Set problem | Below are some records. Reproduce them exactly from their first line through the line with "const barTitle = 'Frauenanteil in Prozent';", inclusive.

Stored rows |
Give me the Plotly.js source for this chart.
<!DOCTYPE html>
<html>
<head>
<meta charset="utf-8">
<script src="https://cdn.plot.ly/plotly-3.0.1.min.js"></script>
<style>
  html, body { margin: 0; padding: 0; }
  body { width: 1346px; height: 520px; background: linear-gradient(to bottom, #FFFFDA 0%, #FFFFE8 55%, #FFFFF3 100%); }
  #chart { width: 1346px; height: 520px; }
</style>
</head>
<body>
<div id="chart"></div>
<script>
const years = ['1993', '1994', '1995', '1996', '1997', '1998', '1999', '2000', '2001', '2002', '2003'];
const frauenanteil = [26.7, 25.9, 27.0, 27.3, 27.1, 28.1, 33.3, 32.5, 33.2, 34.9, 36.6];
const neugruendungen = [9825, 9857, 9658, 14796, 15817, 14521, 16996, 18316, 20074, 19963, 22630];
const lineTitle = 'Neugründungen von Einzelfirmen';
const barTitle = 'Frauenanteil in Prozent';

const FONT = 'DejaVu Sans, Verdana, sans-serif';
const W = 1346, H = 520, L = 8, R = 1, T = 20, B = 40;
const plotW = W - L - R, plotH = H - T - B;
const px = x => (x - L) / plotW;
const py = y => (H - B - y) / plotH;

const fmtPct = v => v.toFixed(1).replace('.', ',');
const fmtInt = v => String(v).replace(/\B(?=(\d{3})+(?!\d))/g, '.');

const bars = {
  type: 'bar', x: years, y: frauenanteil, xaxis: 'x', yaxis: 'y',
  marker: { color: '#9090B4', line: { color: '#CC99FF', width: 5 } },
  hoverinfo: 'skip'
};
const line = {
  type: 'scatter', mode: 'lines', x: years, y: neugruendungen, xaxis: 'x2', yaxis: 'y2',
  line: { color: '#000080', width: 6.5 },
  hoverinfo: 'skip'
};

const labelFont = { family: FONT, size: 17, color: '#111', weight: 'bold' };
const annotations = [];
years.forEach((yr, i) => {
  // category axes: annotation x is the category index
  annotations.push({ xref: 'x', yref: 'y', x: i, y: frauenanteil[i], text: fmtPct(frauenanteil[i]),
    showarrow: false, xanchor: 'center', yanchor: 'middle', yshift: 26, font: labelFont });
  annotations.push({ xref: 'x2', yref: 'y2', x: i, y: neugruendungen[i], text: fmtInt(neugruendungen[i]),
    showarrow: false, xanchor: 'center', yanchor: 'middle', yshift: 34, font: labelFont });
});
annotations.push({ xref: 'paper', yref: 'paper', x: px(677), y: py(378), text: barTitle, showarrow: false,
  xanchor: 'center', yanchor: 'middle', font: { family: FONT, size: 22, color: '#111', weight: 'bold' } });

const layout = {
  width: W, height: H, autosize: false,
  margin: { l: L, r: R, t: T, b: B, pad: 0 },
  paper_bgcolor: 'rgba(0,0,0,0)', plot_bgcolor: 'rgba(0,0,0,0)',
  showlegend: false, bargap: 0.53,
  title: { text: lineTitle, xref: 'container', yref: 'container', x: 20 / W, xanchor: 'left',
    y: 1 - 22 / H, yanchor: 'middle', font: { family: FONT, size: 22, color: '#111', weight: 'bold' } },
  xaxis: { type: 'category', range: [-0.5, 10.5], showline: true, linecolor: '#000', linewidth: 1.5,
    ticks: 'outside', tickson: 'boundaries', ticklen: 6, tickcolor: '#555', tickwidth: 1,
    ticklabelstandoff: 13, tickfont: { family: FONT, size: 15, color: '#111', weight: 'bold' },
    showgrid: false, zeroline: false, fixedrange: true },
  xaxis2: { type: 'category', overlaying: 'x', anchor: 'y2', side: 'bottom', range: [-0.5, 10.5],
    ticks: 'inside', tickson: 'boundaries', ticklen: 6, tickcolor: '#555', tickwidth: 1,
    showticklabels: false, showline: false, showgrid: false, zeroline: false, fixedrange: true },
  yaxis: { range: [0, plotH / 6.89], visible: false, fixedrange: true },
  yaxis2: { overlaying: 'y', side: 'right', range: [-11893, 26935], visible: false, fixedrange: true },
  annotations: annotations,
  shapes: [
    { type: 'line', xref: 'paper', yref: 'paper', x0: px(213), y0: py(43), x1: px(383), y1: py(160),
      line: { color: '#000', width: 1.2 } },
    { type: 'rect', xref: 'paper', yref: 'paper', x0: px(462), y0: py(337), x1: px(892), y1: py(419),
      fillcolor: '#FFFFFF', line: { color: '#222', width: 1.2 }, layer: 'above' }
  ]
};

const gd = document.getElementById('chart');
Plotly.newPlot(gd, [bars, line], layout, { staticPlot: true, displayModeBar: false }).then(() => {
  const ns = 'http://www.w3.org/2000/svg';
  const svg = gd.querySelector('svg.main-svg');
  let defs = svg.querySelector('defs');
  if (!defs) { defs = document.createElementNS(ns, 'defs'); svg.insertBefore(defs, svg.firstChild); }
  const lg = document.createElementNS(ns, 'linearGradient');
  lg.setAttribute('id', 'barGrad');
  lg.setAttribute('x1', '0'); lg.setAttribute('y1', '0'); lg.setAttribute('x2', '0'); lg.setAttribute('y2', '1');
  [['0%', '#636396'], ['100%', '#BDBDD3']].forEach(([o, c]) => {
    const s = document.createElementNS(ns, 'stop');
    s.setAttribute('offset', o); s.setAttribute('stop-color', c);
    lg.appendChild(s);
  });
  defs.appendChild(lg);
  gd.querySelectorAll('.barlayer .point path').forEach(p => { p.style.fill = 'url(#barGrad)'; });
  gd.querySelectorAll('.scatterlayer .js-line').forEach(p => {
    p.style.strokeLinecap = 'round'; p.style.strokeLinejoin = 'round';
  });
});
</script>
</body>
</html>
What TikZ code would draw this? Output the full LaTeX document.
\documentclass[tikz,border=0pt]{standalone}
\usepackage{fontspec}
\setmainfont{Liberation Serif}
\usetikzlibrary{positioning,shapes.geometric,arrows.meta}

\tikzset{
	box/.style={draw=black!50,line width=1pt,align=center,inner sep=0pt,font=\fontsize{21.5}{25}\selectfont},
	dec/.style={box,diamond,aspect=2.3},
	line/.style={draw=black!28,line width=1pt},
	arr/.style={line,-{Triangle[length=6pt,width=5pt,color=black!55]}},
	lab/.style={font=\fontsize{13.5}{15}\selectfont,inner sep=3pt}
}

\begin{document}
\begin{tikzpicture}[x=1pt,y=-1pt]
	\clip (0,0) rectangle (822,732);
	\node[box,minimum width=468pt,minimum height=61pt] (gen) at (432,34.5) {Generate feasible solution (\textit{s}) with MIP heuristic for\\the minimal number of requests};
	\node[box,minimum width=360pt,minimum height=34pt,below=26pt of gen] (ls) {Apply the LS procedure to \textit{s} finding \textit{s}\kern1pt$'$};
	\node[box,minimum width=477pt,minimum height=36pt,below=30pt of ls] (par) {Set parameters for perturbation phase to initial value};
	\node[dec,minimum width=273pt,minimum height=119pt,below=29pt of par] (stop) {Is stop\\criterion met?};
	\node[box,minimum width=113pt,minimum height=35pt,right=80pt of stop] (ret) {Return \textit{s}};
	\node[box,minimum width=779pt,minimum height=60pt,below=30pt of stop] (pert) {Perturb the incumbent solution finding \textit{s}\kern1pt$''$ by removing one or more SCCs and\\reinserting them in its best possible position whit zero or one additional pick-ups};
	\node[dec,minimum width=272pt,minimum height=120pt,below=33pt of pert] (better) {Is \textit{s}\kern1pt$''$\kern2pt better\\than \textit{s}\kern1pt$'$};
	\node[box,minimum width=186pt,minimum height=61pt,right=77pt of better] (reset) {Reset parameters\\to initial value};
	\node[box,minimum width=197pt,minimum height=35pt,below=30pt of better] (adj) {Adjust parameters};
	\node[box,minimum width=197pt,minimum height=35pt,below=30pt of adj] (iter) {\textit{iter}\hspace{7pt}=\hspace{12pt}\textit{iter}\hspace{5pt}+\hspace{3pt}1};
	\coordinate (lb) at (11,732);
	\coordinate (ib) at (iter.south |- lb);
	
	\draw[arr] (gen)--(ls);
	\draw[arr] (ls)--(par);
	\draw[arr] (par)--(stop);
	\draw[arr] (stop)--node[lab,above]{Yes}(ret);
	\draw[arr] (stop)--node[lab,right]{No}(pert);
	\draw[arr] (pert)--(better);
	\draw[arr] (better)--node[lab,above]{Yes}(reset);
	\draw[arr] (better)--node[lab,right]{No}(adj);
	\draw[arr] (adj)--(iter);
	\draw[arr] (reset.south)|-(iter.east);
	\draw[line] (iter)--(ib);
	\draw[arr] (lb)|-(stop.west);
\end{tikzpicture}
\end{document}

Solution |
Give me the Plotly.js source for this chart.
<!DOCTYPE html>
<html>
<head>
<meta charset="utf-8">
<script src="https://cdn.plot.ly/plotly-3.0.1.min.js"></script>
<style>
  html, body { margin: 0; padding: 0; }
  body { width: 1346px; height: 520px; background: linear-gradient(to bottom, #FFFFDA 0%, #FFFFE8 55%, #FFFFF3 100%); }
  #chart { width: 1346px; height: 520px; }
</style>
</head>
<body>
<div id="chart"></div>
<script>
const years = ['1993', '1994', '1995', '1996', '1997', '1998', '1999', '2000', '2001', '2002', '2003'];
const frauenanteil = [26.7, 25.9, 27.0, 27.3, 27.1, 28.1, 33.3, 32.5, 33.2, 34.9, 36.6];
const neugruendungen = [9825, 9857, 9658, 14796, 15817, 14521, 16996, 18316, 20074, 19963, 22630];
const lineTitle = 'Neugründungen von Einzelfirmen';
const barTitle = 'Frauenanteil in Prozent';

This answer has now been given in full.